Há outras surpresas no retrovisor futurista de Perfume, que aponta para o início da carreira de Daniela e expande o leque de gêneros e parcerias do álbum. Carlinhos Brown, com quem ela colabora desde os anos da Banda Eva, aparece em Andarilho Encantado. Chico Buarque volta ao seu repertório na versão mezzo brasileira mezzo italiana de A Banda, que se transforma em La Banda com a dupla I Koko. E Chico César, autor por trás do sucesso de À Primeira Vista, assina a composição da romântica Pétala por Pétala.
Carro-chefe do disco Feijão com Arroz (1996), a música entrou para a trilha da novela Rei do Gado, tornando-se a primeira música de Daniela na programação da TV Globo e emplacando seis meses entre as mais tocadas. “Chico ainda não era conhecido no Brasil. Minha irmã, Vânia, me mostrou o disco Aos Vivos e fiquei louca. Comecei a produzir imediatamente, mandei para a Globo conhecer e a versão demo acabou indo para a novela. Depois tive de imitar na gravação final”, ri ao lembrar.

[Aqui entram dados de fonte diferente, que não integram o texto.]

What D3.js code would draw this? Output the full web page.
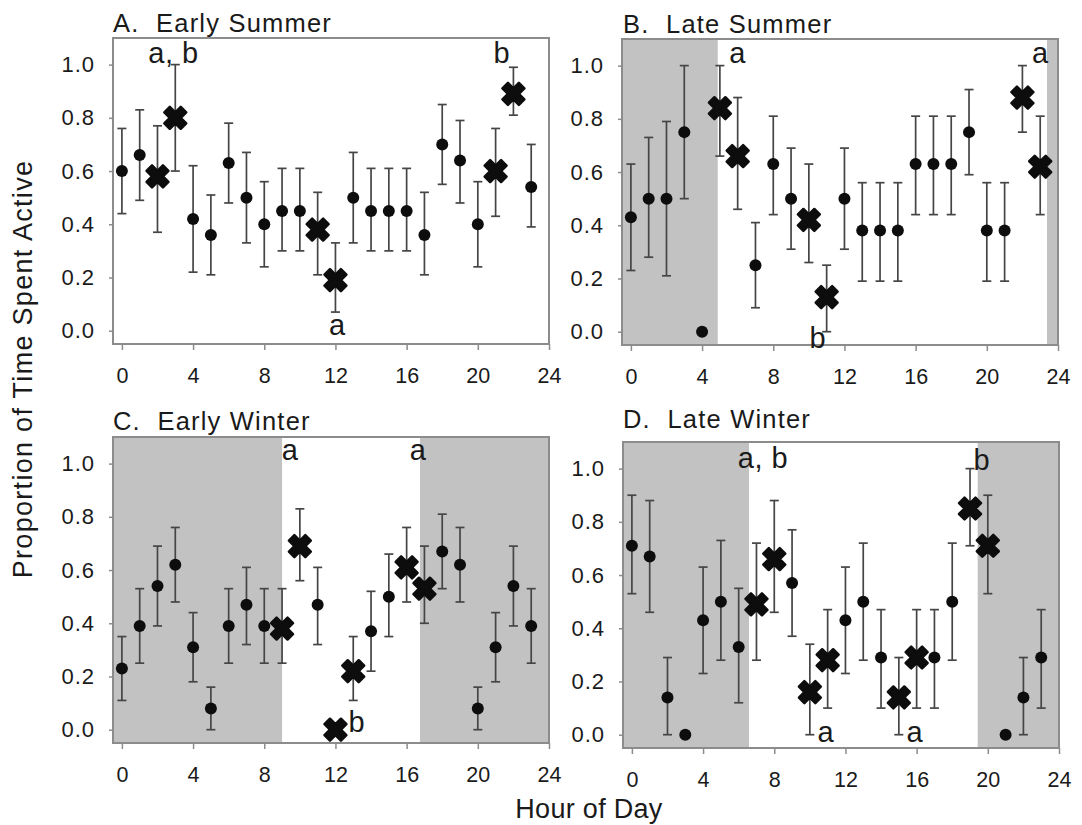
<!DOCTYPE html>
<html><head><meta charset="utf-8">
<script src="https://cdn.jsdelivr.net/npm/d3@7"></script>
<style>
body{margin:0;background:#fff}
svg{display:block}
text{font-family:"Liberation Sans",Arial,Helvetica,sans-serif;fill:#1a1a1a}
</style>
</head><body>
<svg id="chart" width="1082" height="825"></svg>
<script>
// ---------- data ----------
const hours = [0,1,2,3,4,5,6,7,8,9,10,11,12,13,14,15,16,17,18,19,20,21,22,23];
const xTicks = [0,4,8,12,16,20,24];
const yTicks = [0.0,0.2,0.4,0.6,0.8,1.0];
const panelTitles = ["A.  Early Summer","B.  Late Summer","C.  Early Winter","D.  Late Winter"];
const yAxisTitle = "Proportion of Time Spent Active";
const xAxisTitle = "Hour of Day";

const earlySummerMean = [0.60,0.66,0.58,0.80,0.42,0.36,0.63,0.50,0.40,0.45,0.45,0.38,0.19,0.50,0.45,0.45,0.45,0.36,0.70,0.64,0.40,0.60,0.89,0.54];
const earlySummerLow  = [0.44,0.49,0.37,0.60,0.22,0.21,0.48,0.33,0.24,0.30,0.30,0.21,0.07,0.33,0.30,0.30,0.30,0.21,0.55,0.48,0.24,0.43,0.81,0.39];
const earlySummerHigh = [0.76,0.83,0.77,1.00,0.62,0.51,0.78,0.67,0.56,0.61,0.61,0.52,0.33,0.67,0.61,0.61,0.61,0.52,0.85,0.79,0.56,0.76,0.99,0.70];
const earlySummerFlagged = [2,3,11,12,21,22];
const earlySummerNight = [];
const earlySummerLetters = [["a, b",2.9,1.005],["a",12.1,-0.016],["b",21.35,1.006]];

const lateSummerMean = [0.43,0.50,0.50,0.75,0.00,0.84,0.66,0.25,0.63,0.50,0.42,0.13,0.50,0.38,0.38,0.38,0.63,0.63,0.63,0.75,0.38,0.38,0.88,0.62];
const lateSummerLow  = [0.23,0.28,0.21,0.50,null,0.66,0.46,0.09,0.44,0.31,0.26,0.00,0.31,0.19,0.19,0.19,0.44,0.44,0.44,0.59,0.19,0.19,0.75,0.44];
const lateSummerHigh = [0.63,0.73,0.79,1.00,null,1.00,0.88,0.41,0.81,0.69,0.63,0.25,0.69,0.56,0.56,0.56,0.81,0.81,0.81,0.91,0.56,0.56,1.00,0.81];
const lateSummerFlagged = [5,6,10,11,22,23];
const lateSummerNight = [[-0.5,4.88],[23.38,24]];
const lateSummerLetters = [["a",6.0,1.01],["b",10.5,-0.06],["a",23.0,1.01]];

const earlyWinterMean = [0.23,0.39,0.54,0.62,0.31,0.08,0.39,0.47,0.39,0.38,0.69,0.47,0.00,0.22,0.37,0.50,0.61,0.53,0.67,0.62,0.08,0.31,0.54,0.39];
const earlyWinterLow  = [0.11,0.25,0.39,0.48,0.18,0.00,0.25,0.32,0.25,0.25,0.56,0.32,null,0.11,0.22,0.35,0.48,0.40,0.53,0.48,0.00,0.18,0.39,0.25];
const earlyWinterHigh = [0.35,0.53,0.69,0.76,0.44,0.16,0.53,0.61,0.53,0.53,0.83,0.61,null,0.35,0.52,0.66,0.76,0.69,0.81,0.76,0.16,0.44,0.69,0.53];
const earlyWinterFlagged = [9,10,12,13,16,17];
const earlyWinterNight = [[-0.5,9.0],[16.75,24]];
const earlyWinterLetters = [["a",9.45,1.014],["a",16.64,1.014],["b",13.2,-0.009]];

const lateWinterMean = [0.71,0.67,0.14,0.00,0.43,0.50,0.33,0.49,0.66,0.57,0.16,0.28,0.43,0.50,0.29,0.14,0.29,0.29,0.50,0.85,0.71,0.00,0.14,0.29];
const lateWinterLow  = [0.53,0.46,0.00,null,0.23,0.28,0.12,0.28,0.46,0.37,0.00,0.10,0.23,0.28,0.10,0.00,0.10,0.10,0.28,0.71,0.53,null,0.00,0.10];
const lateWinterHigh = [0.90,0.88,0.29,null,0.63,0.73,0.55,0.72,0.88,0.77,0.34,0.47,0.63,0.72,0.47,0.29,0.47,0.47,0.72,1.00,0.90,null,0.29,0.47];
const lateWinterFlagged = [7,8,10,11,15,16,19,20];
const lateWinterNight = [[-0.5,6.58],[19.43,24]];
const lateWinterLetters = [["a, b",7.37,1.002],["a",10.9,-0.027],["a",15.9,-0.027],["b",19.67,0.995]];

// ---------- layout ----------
const W = 436, H = 306;
const layout = [
  {left:113, top:38, titleX:113, titleY:32},
  {left:622, top:39, titleX:623, titleY:33},
  {left:113, top:437, titleX:113, titleY:430},
  {left:623, top:442, titleX:623, titleY:428}
];

const panels = [
  {title:panelTitles[0], mean:earlySummerMean, low:earlySummerLow, high:earlySummerHigh, flagged:earlySummerFlagged, night:earlySummerNight, letters:earlySummerLetters},
  {title:panelTitles[1], mean:lateSummerMean, low:lateSummerLow, high:lateSummerHigh, flagged:lateSummerFlagged, night:lateSummerNight, letters:lateSummerLetters},
  {title:panelTitles[2], mean:earlyWinterMean, low:earlyWinterLow, high:earlyWinterHigh, flagged:earlyWinterFlagged, night:earlyWinterNight, letters:earlyWinterLetters},
  {title:panelTitles[3], mean:lateWinterMean, low:lateWinterLow, high:lateWinterHigh, flagged:lateWinterFlagged, night:lateWinterNight, letters:lateWinterLetters}
];

const svg = d3.select("#chart");
const frameColor = "#8c8c8c";
const shade = "#c2c2c2";
const barColor = "#454545";
const markColor = "#0d0d0d";

const x = d3.scaleLinear().domain([-0.5,24]).range([0,W]);
const y = d3.scaleLinear().domain([-0.05,1.1]).range([H,0]);
const crossSym = d3.symbol().type(d3.symbolCross).size(300);

panels.forEach((p,i) => {
  const L = layout[i];
  const g = svg.append("g").attr("transform",`translate(${L.left},${L.top})`);

  // night shading
  g.selectAll("rect.night").data(p.night).join("rect")
    .attr("class","night")
    .attr("x",d=>x(d[0])).attr("width",d=>x(d[1])-x(d[0]))
    .attr("y",0).attr("height",H)
    .attr("fill",shade);

  // axes
  const xa = g.append("g").attr("transform",`translate(0,${H})`)
    .call(d3.axisBottom(x).tickValues(xTicks).tickSize(6).tickSizeOuter(0).tickPadding(18).tickFormat(d3.format("d")));
  xa.select(".domain").remove();
  xa.selectAll("line").attr("stroke",frameColor).attr("stroke-width",1.5);
  xa.selectAll("text").attr("font-size",21.5).style("fill","#1a1a1a");

  const ya = g.append("g")
    .call(d3.axisLeft(y).tickValues(yTicks).tickSize(4).tickSizeOuter(0).tickPadding(14).tickFormat(d3.format(".1f")));
  ya.select(".domain").remove();
  ya.selectAll("line").attr("stroke",frameColor).attr("stroke-width",1.5);
  ya.selectAll("text").attr("font-size",22).attr("letter-spacing",1).style("fill","#1a1a1a");
  [xa,ya].forEach(a=>a.attr("font-family",null).attr("font-size",null));

  // frame
  g.append("rect").attr("x",0).attr("y",0).attr("width",W).attr("height",H)
    .attr("fill","none").attr("stroke",frameColor).attr("stroke-width",2);

  const rows = hours.map((h,k)=>({h, m:p.mean[k], lo:p.low[k], hi:p.high[k], flag:p.flagged.includes(h)}));
  const withBars = rows.filter(r=>r.lo!==null && r.hi!==null);

  // error bars
  const eb = g.append("g").attr("stroke",barColor).attr("stroke-width",1.7).attr("fill","none");
  eb.selectAll("line.v").data(withBars).join("line").attr("class","v")
    .attr("x1",d=>x(d.h)).attr("x2",d=>x(d.h)).attr("y1",d=>y(d.lo)).attr("y2",d=>y(d.hi));
  eb.selectAll("line.t").data(withBars).join("line").attr("class","t")
    .attr("x1",d=>x(d.h)-4.5).attr("x2",d=>x(d.h)+4.5).attr("y1",d=>y(d.hi)).attr("y2",d=>y(d.hi));
  eb.selectAll("line.b").data(withBars).join("line").attr("class","b")
    .attr("x1",d=>x(d.h)-4.5).attr("x2",d=>x(d.h)+4.5).attr("y1",d=>y(d.lo)).attr("y2",d=>y(d.lo));

  // circles
  g.selectAll("circle.pt").data(rows.filter(r=>!r.flag)).join("circle")
    .attr("class","pt").attr("cx",d=>x(d.h)).attr("cy",d=>y(d.m)).attr("r",6)
    .attr("fill",markColor);

  // X markers
  g.selectAll("path.xm").data(rows.filter(r=>r.flag)).join("path")
    .attr("class","xm").attr("d",crossSym)
    .attr("transform",d=>`translate(${x(d.h)},${y(d.m)}) rotate(45)`)
    .attr("fill",markColor).attr("stroke",markColor).attr("stroke-width",2.5).attr("stroke-linejoin","round");

  // significance letters
  g.selectAll("text.let").data(p.letters).join("text")
    .attr("class","let").attr("x",d=>x(d[1])).attr("y",d=>y(d[2]))
    .attr("text-anchor","middle").attr("font-size",29).attr("letter-spacing",0.5)
    .text(d=>d[0]);

  // title
  svg.append("text").attr("x",L.titleX).attr("y",L.titleY)
    .attr("font-size",25.5).attr("letter-spacing",1.2)
    .attr("xml:space","preserve").style("white-space","pre")
    .text(p.title);
});

svg.append("text")
  .attr("transform","translate(32,369) rotate(-90)")
  .attr("text-anchor","middle").attr("font-size",27).attr("letter-spacing",1.3)
  .text(yAxisTitle);

svg.append("text").attr("x",589).attr("y",818)
  .attr("text-anchor","middle").attr("font-size",27).attr("letter-spacing",0.3)
  .text(xAxisTitle);
</script>
</body></html>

Entre protestos e blocos de carnaval, Daniela traz em seu 20.º disco a mistura carnavalesca unindo o samba reggae aos maiores compositores brasileiros e, dessa vez, até John Lennon, em releitura alto-astral e batucada de Imagine. “Não tem certo ou errado em arte, tem o que cada um quer fazer”, defende. “Eu sou uma artista que fez MPB em cima do trio, até meus fãs identificam muito isso. ‘Lá vem a Daniela com as letras cheias de mensagens’. Mas não podemos esquecer de esperançar ou considerar isso superficialidade. A arte humaniza e nos lembra quem somos.” As informações são do jornal O Estado de S. Paulo.